*Set task:* Across the entries below, count the lines in which the word "source" occurs. Reply with the count alone.
** Start of Entries **
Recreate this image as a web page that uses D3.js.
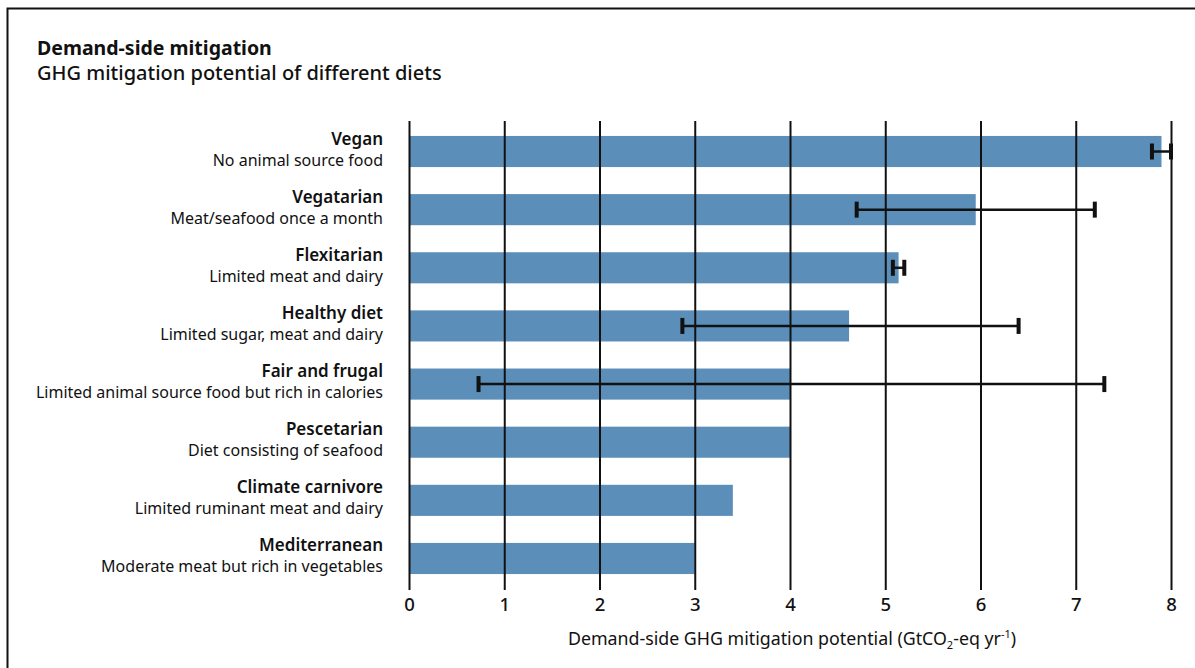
<!DOCTYPE html>
<html>
<head>
<meta charset="utf-8">
<script src="https://cdn.jsdelivr.net/npm/d3@7"></script>
<style>
  html, body { margin: 0; padding: 0; background: #fff; }
  svg { display: block; font-family: "Noto Sans", "Open Sans", sans-serif; }
</style>
</head>
<body>
<svg id="chart" width="1195" height="668"></svg>
<script>
// Diet categories, top to bottom
const diets = ["Vegan", "Vegatarian", "Flexitarian", "Healthy diet", "Fair and frugal",
               "Pescetarian", "Climate carnivore", "Mediterranean"];
const descriptions = ["No animal source food", "Meat/seafood once a month", "Limited meat and dairy",
                      "Limited sugar, meat and dairy", "Limited animal source food but rich in calories",
                      "Diet consisting of seafood", "Limited ruminant meat and dairy",
                      "Moderate meat but rich in vegetables"];
// Mitigation potential (GtCO2-eq per year)
const potential = [7.9, 5.95, 5.14, 4.62, 4.0, 4.0, 3.4, 3.0];
// Ranges (null where no range is given)
const rangeLow  = [7.8, 4.7, 5.08, 2.87, 0.73, null, null, null];
const rangeHigh = [8.0, 7.2, 5.2, 6.4, 7.3, null, null, null];
const xTicks = [0, 1, 2, 3, 4, 5, 6, 7, 8];

const svg = d3.select("#chart");
const W = 1195, H = 668;

// Outer frame
svg.append("path")
  .attr("d", `M7.5,${H + 2} V8.5 H${W + 2}`)
  .attr("fill", "none").attr("stroke", "#111").attr("stroke-width", 2);

// Titles
svg.append("text").attr("x", 37).attr("y", 55)
  .attr("font-size", 19.5).attr("font-weight", 700).attr("fill", "#111")
  .text("Demand-side mitigation");
svg.append("text").attr("x", 37).attr("y", 80)
  .attr("font-size", 20).attr("font-weight", 500).attr("fill", "#111")
  .text("GHG mitigation potential of different diets");

const x = d3.scaleLinear().domain([0, 8]).range([409, 1171]);
const y = d3.scaleBand().domain(diets).range([122, 588]).paddingInner(0.465).paddingOuter(0.24);

const data = diets.map((d, i) => ({
  name: d, desc: descriptions[i], value: potential[i], lo: rangeLow[i], hi: rangeHigh[i]
}));

// Bars
svg.append("g").selectAll("rect").data(data).join("rect")
  .attr("x", x(0))
  .attr("y", d => y(d.name))
  .attr("width", d => x(d.value) - x(0))
  .attr("height", y.bandwidth())
  .attr("fill", "#5b8fba");

// Vertical gridlines over the bars, extending into tick marks
const axis = d3.axisBottom(x).tickValues(xTicks).tickSize(469).tickPadding(8).tickFormat(d3.format("d"));
const gAxis = svg.append("g").attr("transform", "translate(0,121)").call(axis);
gAxis.select(".domain").remove();
gAxis.selectAll(".tick line").attr("stroke", "#111").attr("stroke-width", 2);
gAxis.selectAll(".tick text").attr("font-size", 18.5).attr("font-weight", 500).attr("fill", "#111")
  .attr("font-family", "'Noto Sans', sans-serif").attr("dy", "0.72em");

// Error bars
const err = svg.append("g").selectAll("g").data(data.filter(d => d.lo !== null)).join("g")
  .attr("transform", d => `translate(0,${y(d.name) + y.bandwidth() / 2})`);
err.append("line").attr("x1", d => x(d.lo)).attr("x2", d => x(d.hi))
  .attr("stroke", "#111").attr("stroke-width", 2.5);
err.append("line").attr("x1", d => x(d.lo)).attr("x2", d => x(d.lo))
  .attr("y1", -8).attr("y2", 8).attr("stroke", "#111").attr("stroke-width", 4);
err.append("line").attr("x1", d => x(d.hi)).attr("x2", d => x(d.hi))
  .attr("y1", -8).attr("y2", 8).attr("stroke", "#111").attr("stroke-width", 4);

// Category labels
const lab = svg.append("g").selectAll("g").data(data).join("g")
  .attr("transform", d => `translate(383,${y(d.name) + y.bandwidth() / 2})`)
  .attr("text-anchor", "end").attr("fill", "#111");
lab.append("text").attr("y", -7).attr("font-size", 17).attr("font-weight", 600).text(d => d.name);
lab.append("text").attr("y", 14).attr("font-size", 16).text(d => d.desc);

// Axis title with sub/superscript
const t = svg.append("text").attr("x", 792).attr("y", 645).attr("text-anchor", "middle")
  .attr("font-size", 17.8).attr("fill", "#111");
t.append("tspan").text("Demand-side GHG mitigation potential (GtCO");
t.append("tspan").attr("font-size", 11).attr("dy", 4).text("2");
t.append("tspan").attr("dy", -4).text("-eq yr");
t.append("tspan").attr("font-size", 11).attr("dy", -7).text("-1");
t.append("tspan").attr("dy", 7).text(")");
</script>
</body>
</html>
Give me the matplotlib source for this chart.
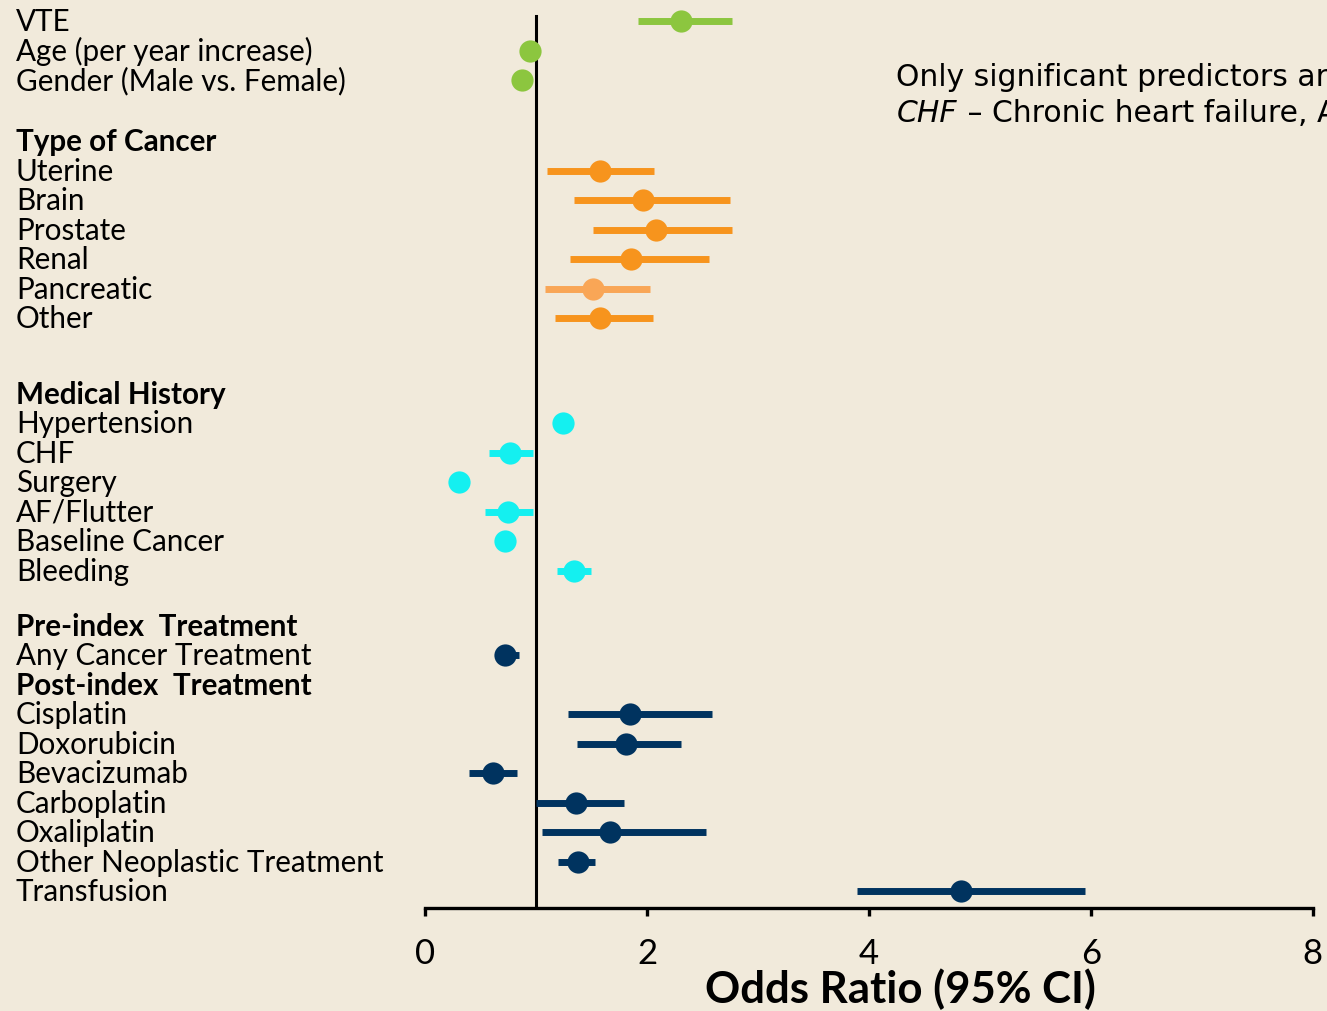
import matplotlib as mpl
from matplotlib import pyplot as plt
from matplotlib import transforms

# values
general = ["VTE", "Age (per year increase)", "Gender (Male vs. Female)"]
general_or = [2.31, 0.95, 0.87]
general_lo = [1.92, 0.94, 0.86]
general_hi = [2.77, 0.96, 0.88]

cancer = ["Uterine", "Brain", "Prostate", "Renal", "Pancreatic", "Other"]
cancer_or = [1.58, 1.96, 2.08, 1.86, 1.51, 1.58]
cancer_lo = [1.10, 1.34, 1.51, 1.31, 1.08, 1.17]
cancer_hi = [2.06, 2.75, 2.77, 2.56, 2.03, 2.05]

history = ["Hypertension", "CHF", "Surgery", "AF/Flutter", "Baseline Cancer", "Bleeding"]
history_or = [1.24, 0.77, 0.31, 0.75, 0.72, 1.34]
history_lo = [1.22, 0.58, 0.30, 0.54, 0.71, 1.19]
history_hi = [1.26, 0.97, 0.32, 0.97, 0.73, 1.50]

pre_tx = ["Any Cancer Treatment"]
pre_or = [0.72]
pre_lo = [0.70]
pre_hi = [0.85]

post_tx = ["Cisplatin", "Doxorubicin", "Bevacizumab", "Carboplatin", "Oxaliplatin",
           "Other Neoplastic Treatment", "Transfusion"]
post_or = [1.85, 1.81, 0.61, 1.36, 1.67, 1.38, 4.83]
post_lo = [1.29, 1.37, 0.40, 1.00, 1.05, 1.20, 3.89]
post_hi = [2.59, 2.31, 0.83, 1.79, 2.53, 1.53, 5.95]

x_ticks = [0, 2, 4, 6, 8]

bg = "#f1eadb"
green = "#8cc63f"
orange = "#f7941d"
light_orange = "#f9a656"
cyan = "#14f0f0"
navy = "#00335f"

# (header, labels, or, lo, hi, colours, extra gap before block)
blocks = [
    (None, general, general_or, general_lo, general_hi, [green] * 3, 0),
    ("Type of Cancer", cancer, cancer_or, cancer_lo, cancer_hi,
     [orange] * 4 + [light_orange, orange], 1.07),
    ("Medical History", history, history_or, history_lo, history_hi, [cyan] * 6, 1.57),
    ("Pre-index  Treatment", pre_tx, pre_or, pre_lo, pre_hi, [navy], 0.86),
    ("Post-index  Treatment", post_tx, post_or, post_lo, post_hi, [navy] * 7, 0),
]

mpl.rcParams['font.family'] = ['Lato', 'DejaVu Sans']

fig = plt.figure(figsize=(13.27, 10.12), dpi=100, facecolor=bg)
ax = fig.add_axes([0.3203, 0.1018, 0.669, 0.8883])
ax.set_facecolor(bg)

lab_trans = transforms.blended_transform_factory(fig.transFigure, ax.transData)
lab_x = 16 / 1327
fs = 21.3

row = -1.0
for header, labels, ors, los, his, cols, gap in blocks:
    row += gap
    if header is not None:
        row += 1
        ax.text(lab_x, row, header, transform=lab_trans, fontsize=fs,
                fontweight='bold', va='center', ha='left', clip_on=False)
    for i in range(len(labels)):
        row += 1
        ax.text(lab_x, row, labels[i], transform=lab_trans, fontsize=fs,
                va='center', ha='left', clip_on=False)
        ax.plot([los[i], his[i]], [row, row], color=cols[i], lw=5,
                solid_capstyle='butt', zorder=3)
        ax.plot(ors[i], row, 'o', color=cols[i], ms=16, mec='none', zorder=4)

ax.axvline(1, ymin=0, ymax=0.992, color='black', lw=2.2, zorder=2)

ax.set_xlim(0, 8)
ax.set_ylim(30.07, -0.41)
ax.set_xticks(x_ticks)
ax.set_yticks([])
for s in ['top', 'right', 'left']:
    ax.spines[s].set_visible(False)
ax.spines['bottom'].set_linewidth(2.4)
ax.tick_params(axis='x', direction='out', length=6, width=2.4, labelsize=25, pad=15)

fig.text(900 / 1327, 9 / 1012, "Odds Ratio (95% CI)", fontsize=31.5,
         fontweight='bold', ha='center', va='baseline')

# note at top right runs off the right edge, as in the source slide
note_fs = 21.5
fig.text(896 / 1327, 1 - 77 / 1012, "Only significant predictors are shown",
         family='DejaVu Sans', fontsize=note_fs, va='center', ha='left')
chf = fig.text(897 / 1327, 1 - 114 / 1012, "CHF", family='DejaVu Sans', style='italic',
               fontsize=note_fs, va='center', ha='left')
ax.annotate(" \u2013 Chronic heart failure, AF \u2013 Atrial fibrillation",
            xy=(1, 0.5), xycoords=chf, va='center', ha='left',
            family='DejaVu Sans', fontsize=note_fs, annotation_clip=False)

fig.savefig("out.png", dpi=100, facecolor=bg)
** End of Entries **
*The output:* 4